Nation/World


Town Makes A Stand Against Red River Residents Labor To Shore Up Dike Against Floodwaters

SATURDAY, APRIL 26, 1997

The men were hanging out at the Tastee Freez, eating sandwiches and drinking coffee when the call came: There was a hole in the dike.

They ran to fight the Red River on Friday, in what was America’s last stand against the floodwaters moving toward Canada.

The fight in this 200-year-old former fur-trading town, North Dakota’s oldest community, began with a sort of posse formed by Tom Burke and several dozen friends.

Burke, who owns a saloon, and about six other men decided not to evacuate with the other 700 residents Monday as the Red River headed their way.

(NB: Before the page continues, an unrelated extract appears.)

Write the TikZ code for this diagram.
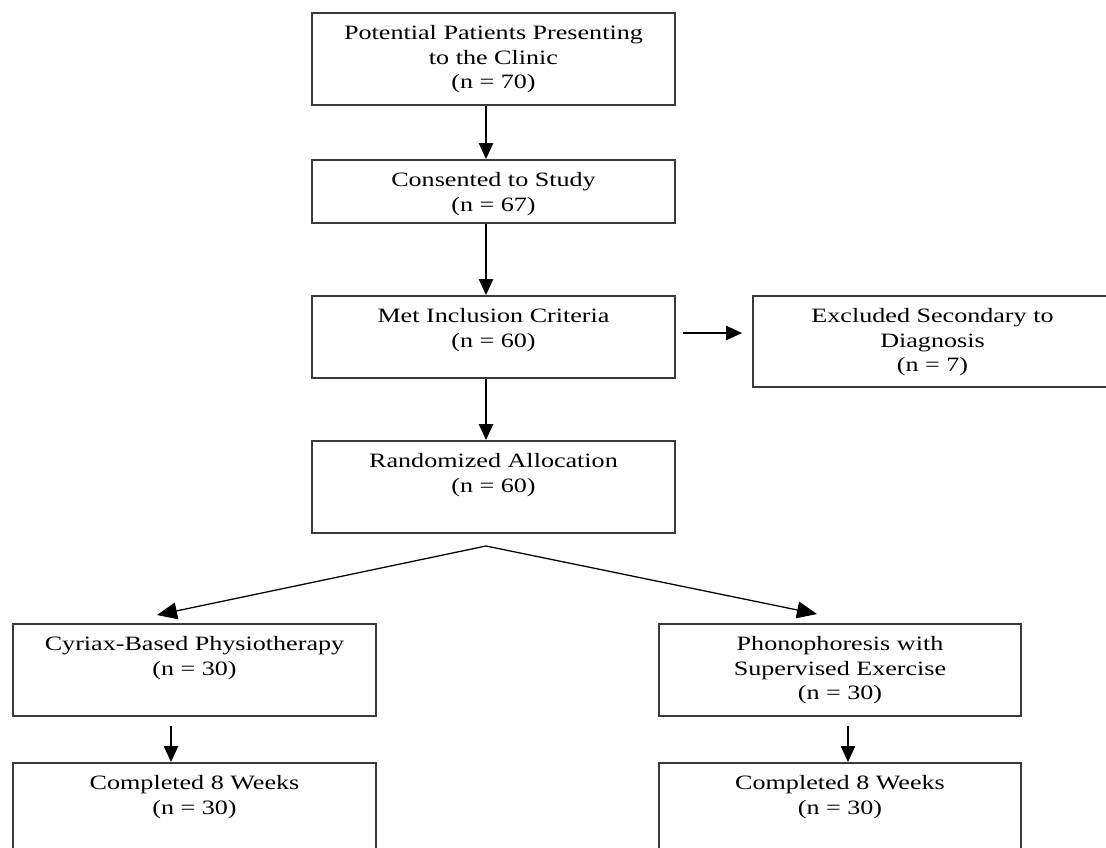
\documentclass[tikz,border=0pt]{standalone}
\usepackage{fontspec}
\setmainfont{Liberation Serif}[FakeStretch=1.28]
\usetikzlibrary{arrows.meta, calc}
\definecolor{cframe}{HTML}{3A3A3A}
\tikzset{
  every picture/.style={x=0.025cm, y=-0.025cm},
  stage/.style 2 args={draw=cframe, line width=1.4pt, inner sep=0pt, minimum width=#1*0.025cm, minimum height=#2*0.025cm},
  stagetext/.style={anchor=north, inner sep=0pt, yshift=-0.33cm, align=center, font=\fontsize{14.5}{17.4}\selectfont},
  flow/.style={-{Triangle[length=0.4cm, width=0.36cm]}, line width=1pt},
  split/.style={-{Triangle[length=0.5cm, width=0.42cm]}, line width=0.9pt},
}
\begin{document}
\begin{tikzpicture}
  \useasboundingbox (0,0) rectangle (1106,848);
  % main column
  \node[stage={363}{92}, label={[stagetext]north:{Potential Patients Presenting\\to the Clinic\\(n = 70)}}] (potential) at (493.5,59) {};
  \node[stage={363}{63}, label={[stagetext]north:{Consented to Study\\(n = 67)}}] (consent) at (493.5,191.5) {};
  \node[stage={363}{82}, label={[stagetext]north:{Met Inclusion Criteria\\(n = 60)}}] (met) at (493.5,337) {};
  \node[stage={359}{91}, label={[stagetext]north:{Excluded Secondary to\\Diagnosis\\(n = 7)}}] (excluded) at (932.5,341.5) {};
  \node[stage={363}{92}, label={[stagetext]north:{Randomized Allocation\\(n = 60)}}] (random) at (493.5,487) {};
  % two arms
  \node[stage={363}{92}, label={[stagetext]north:{Cyriax-Based Physiotherapy\\(n = 30)}}] (cyriax) at (194.5,670) {};
  \node[stage={362}{92}, label={[stagetext]north:{Phonophoresis with\\Supervised Exercise\\(n = 30)}}] (phono) at (840,670) {};
  \node[stage={363}{107}, label={[stagetext]north:{Completed 8 Weeks\\(n = 30)}}] (cyrdone) at (194.5,816.5) {};
  \node[stage={362}{107}, label={[stagetext]north:{Completed 8 Weeks\\(n = 30)}}] (phodone) at (840,816.5) {};
  % arrows
  \draw[flow] ($(potential.south)+(-7.5,0)$) -- ($(consent.north)+(-7.5,0)$);
  \draw[flow] ($(consent.south)+(-7.5,0)$) -- ($(met.north)+(-7.5,0)$);
  \draw[flow] ($(met.south)+(-7.5,0)$) -- ($(random.north)+(-7.5,0)$);
  \draw[flow, shorten <=0.175cm, shorten >=0.25cm] ($(met.east)+(0,-4)$) -- ($(excluded.west)+(0,-8.5)$);
  \coordinate (fork) at ($(random.south)+(-7.5,12)$);
  \draw[split] (fork) -- ($(cyriax.north)+(-37.5,-8)$);
  \draw[split] (fork) -- ($(phono.north)+(-23,-9)$);
  \draw[flow, shorten <=0.225cm] ($(cyriax.south)+(-23.5,0)$) -- ($(cyrdone.north)+(-23.5,0)$);
  \draw[flow, shorten <=0.225cm] ($(phono.south)+(8,0)$) -- ($(phodone.north)+(8,0)$);
\end{tikzpicture}
\end{document}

“We just said we weren’t going to give up, and we got a group together and started things rolling,” the 55-year-old Burke said as he helped create a 15-foot-thick pile of sandbags to shore up the hole in the dike.

He said they all had the feeling that if they left their town, they would lose it. He and his friends began working 19-hour days to bolster the dike, building a long wooden trough that could be filled with sandbags.

There aren’t a whole lot of structures in Pembina, but they are cherished. Like the one-room schoolhouse that is the oldest in the state.

“We do have pride, a lot of it, in history. It’s the backbone of our community,” said Mayor Hetty Walker, who was sent a congratulatory letter earlier this year from President Clinton in honor of the town’s bicentennial.

As of Friday afternoon, Pembina was an island, dry inside the earthen dike that has long encircled it, recently reinforced after the river rolled over Grand Forks and other communities to the south.

The fight in Pembina, whose early residents were mostly of French and Chippewa heritage, felled one man. Mitchell Misson’s leg was crushed as he got caught between the sandbags and a tractor bucket.

Both bones in his leg were broken, but his spirits were not.

“We just proved to people that we could fight and save the town,” he said from the hospital before being released.

A similar effort seemed to have helped the residents of Drayton, a neighboring town of about 1,000 people along the north-flowing Red.

With the Red River approaching, they bolstered their dike with a tall plywood structure they called “The Great Wall of Drayton.”